* [EXERCISE INSTRUCTIONS]: Write the material out again in full, word for word. Do not include the pictures.

* [DATA]:
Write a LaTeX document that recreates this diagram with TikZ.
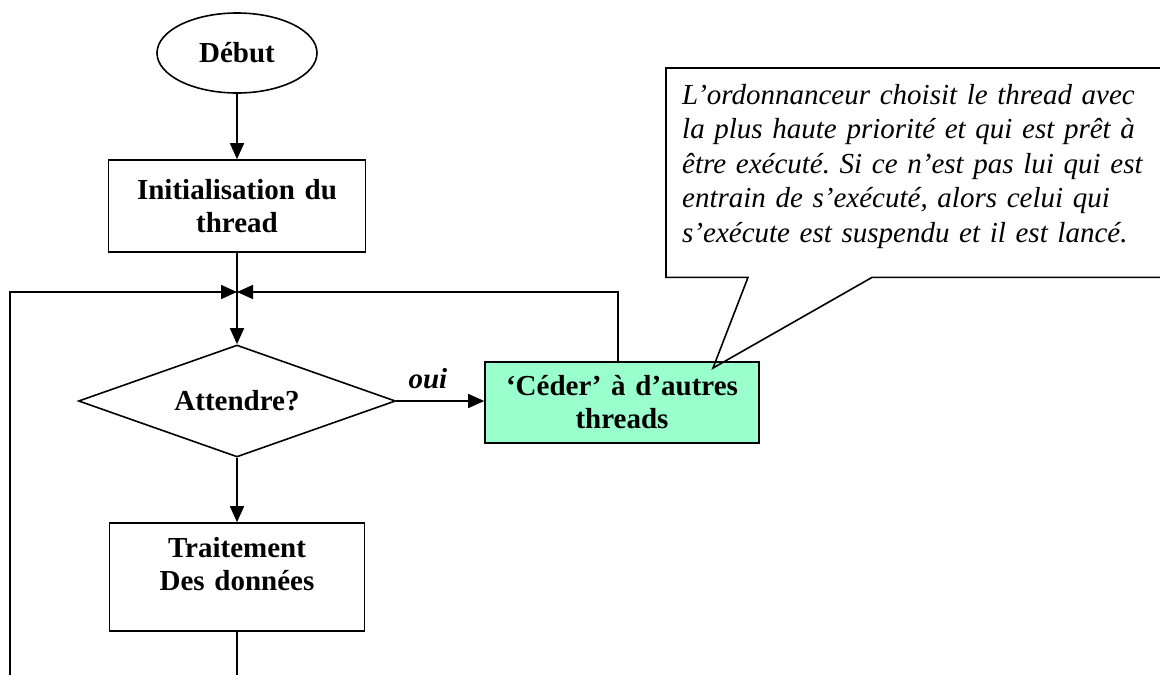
\documentclass[tikz,border=0pt]{standalone}
\usepackage{fontspec}
\setmainfont{Liberation Serif}
\usetikzlibrary{arrows.meta,shapes.geometric,calc}
\definecolor{mint}{RGB}{153,255,204}
\begin{document}
\frenchspacing
\begin{tikzpicture}[x=1pt,y=-1pt,
  every node/.style={font=\fontsize{29}{33}\selectfont\bfseries},
  flowline/.style={line width=1.6pt},
  flowarrow/.style={flowline,-{Triangle[length=16pt,width=14pt]}},
  procbox/.style={draw,line width=1.6pt,rectangle,align=center,inner sep=0pt,text width=250pt},
  startnode/.style={draw,line width=1.6pt,ellipse,inner sep=0pt,minimum width=160pt,minimum height=80pt},
  decision/.style={draw,line width=1.6pt,diamond,aspect=2.83,inner sep=0pt,minimum width=317pt,minimum height=112pt},
  notetext/.style={font=\fontsize{29}{34.5}\selectfont\itshape\mdseries,align=left,
    anchor=north west,inner xsep=16pt,inner ysep=0pt,text width=478pt,
    minimum width=510pt,minimum height=209pt},
  notebox/.style={line width=1.6pt,line join=miter}
]
\useasboundingbox (0,0) rectangle (1160,675);
\clip (0,0) rectangle (1160,675);

% flowchart blocks
\node[startnode] (debut) at (237,53) {Début};
\node[procbox,minimum width=257pt,minimum height=92pt] (init) at (237,206) {Initialisation du\\thread};
\coordinate (j) at (237,292);
\node[decision] (att) at (237,401) {Attendre?};
\node[procbox,fill=mint,minimum width=274pt,minimum height=81pt,text width=270pt] (ceder) at (622,402.5)
  {‘Céder’ à d’autres\\threads};
\node[procbox,minimum width=255pt,minimum height=108pt] (trait) at (237,577)
  {Traitement\\Des données\rule[-27pt]{0pt}{27pt}};
\coordinate (bl) at (10,675);

% connectors
\draw[flowarrow] (debut.south) -- (init.north);
\draw[flowline] (init.south) -- (j);
\draw[flowarrow] (bl) |- (j);
\draw[flowarrow] ([xshift=-4pt]ceder.north) |- (j);
\draw[flowarrow] (j) -- (att.north);
\draw[flowarrow] (att.east) -- node[pos=0.36,above=8pt,font=\fontsize{29}{33}\selectfont\bfseries\itshape] (oui) {oui} (att.east -| ceder.west);
\draw[flowarrow] (att.south) -- (trait.north);
\draw[flowline] (trait.south) -- (trait.south |- bl);

% speech bubble
\node[notetext] (note) at (666,68) {L’ordonnanceur choisit le thread avec\\
la plus haute priorité et qui est prêt à\\
être exécuté. Si ce n’est pas lui qui est\\
entrain de s’exécuté, alors celui qui\\
s’exécute est suspendu et il est lancé.\rule[-19pt]{0pt}{19pt}};
\draw[notebox] (note.north west) -- (note.north east) -- (note.south east)
  -- ($(note.south west)+(206,0)$) -- (713,368) -- ($(note.south west)+(82,0)$)
  -- (note.south west) -- cycle;
\end{tikzpicture}
\end{document}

* [ANSWER TO THIS TASK]:
Write a LaTeX document that recreates this diagram with TikZ.
\documentclass[tikz,border=0pt]{standalone}
\usepackage{fontspec}
\setmainfont{Liberation Serif}
\usetikzlibrary{arrows.meta,shapes.geometric,calc}
\definecolor{mint}{RGB}{153,255,204}
\begin{document}
\frenchspacing
\begin{tikzpicture}[x=1pt,y=-1pt,
  every node/.style={font=\fontsize{29}{33}\selectfont\bfseries},
  flowline/.style={line width=1.6pt},
  flowarrow/.style={flowline,-{Triangle[length=16pt,width=14pt]}},
  procbox/.style={draw,line width=1.6pt,rectangle,align=center,inner sep=0pt,text width=250pt},
  startnode/.style={draw,line width=1.6pt,ellipse,inner sep=0pt,minimum width=160pt,minimum height=80pt},
  decision/.style={draw,line width=1.6pt,diamond,aspect=2.83,inner sep=0pt,minimum width=317pt,minimum height=112pt},
  notetext/.style={font=\fontsize{29}{34.5}\selectfont\itshape\mdseries,align=left,
    anchor=north west,inner xsep=16pt,inner ysep=0pt,text width=478pt,
    minimum width=510pt,minimum height=209pt},
  notebox/.style={line width=1.6pt,line join=miter}
]
\useasboundingbox (0,0) rectangle (1160,675);
\clip (0,0) rectangle (1160,675);

% flowchart blocks
\node[startnode] (debut) at (237,53) {Début};
\node[procbox,minimum width=257pt,minimum height=92pt] (init) at (237,206) {Initialisation du\\thread};
\coordinate (j) at (237,292);
\node[decision] (att) at (237,401) {Attendre?};
\node[procbox,fill=mint,minimum width=274pt,minimum height=81pt,text width=270pt] (ceder) at (622,402.5)
  {‘Céder’ à d’autres\\threads};
\node[procbox,minimum width=255pt,minimum height=108pt] (trait) at (237,577)
  {Traitement\\Des données\rule[-27pt]{0pt}{27pt}};
\coordinate (bl) at (10,675);

% connectors
\draw[flowarrow] (debut.south) -- (init.north);
\draw[flowline] (init.south) -- (j);
\draw[flowarrow] (bl) |- (j);
\draw[flowarrow] ([xshift=-4pt]ceder.north) |- (j);
\draw[flowarrow] (j) -- (att.north);
\draw[flowarrow] (att.east) -- node[pos=0.36,above=8pt,font=\fontsize{29}{33}\selectfont\bfseries\itshape] (oui) {oui} (att.east -| ceder.west);
\draw[flowarrow] (att.south) -- (trait.north);
\draw[flowline] (trait.south) -- (trait.south |- bl);

% speech bubble
\node[notetext] (note) at (666,68) {L’ordonnanceur choisit le thread avec\\
la plus haute priorité et qui est prêt à\\
être exécuté. Si ce n’est pas lui qui est\\
entrain de s’exécuté, alors celui qui\\
s’exécute est suspendu et il est lancé.\rule[-19pt]{0pt}{19pt}};
\draw[notebox] (note.north west) -- (note.north east) -- (note.south east)
  -- ($(note.south west)+(206,0)$) -- (713,368) -- ($(note.south west)+(82,0)$)
  -- (note.south west) -- cycle;
\end{tikzpicture}
\end{document}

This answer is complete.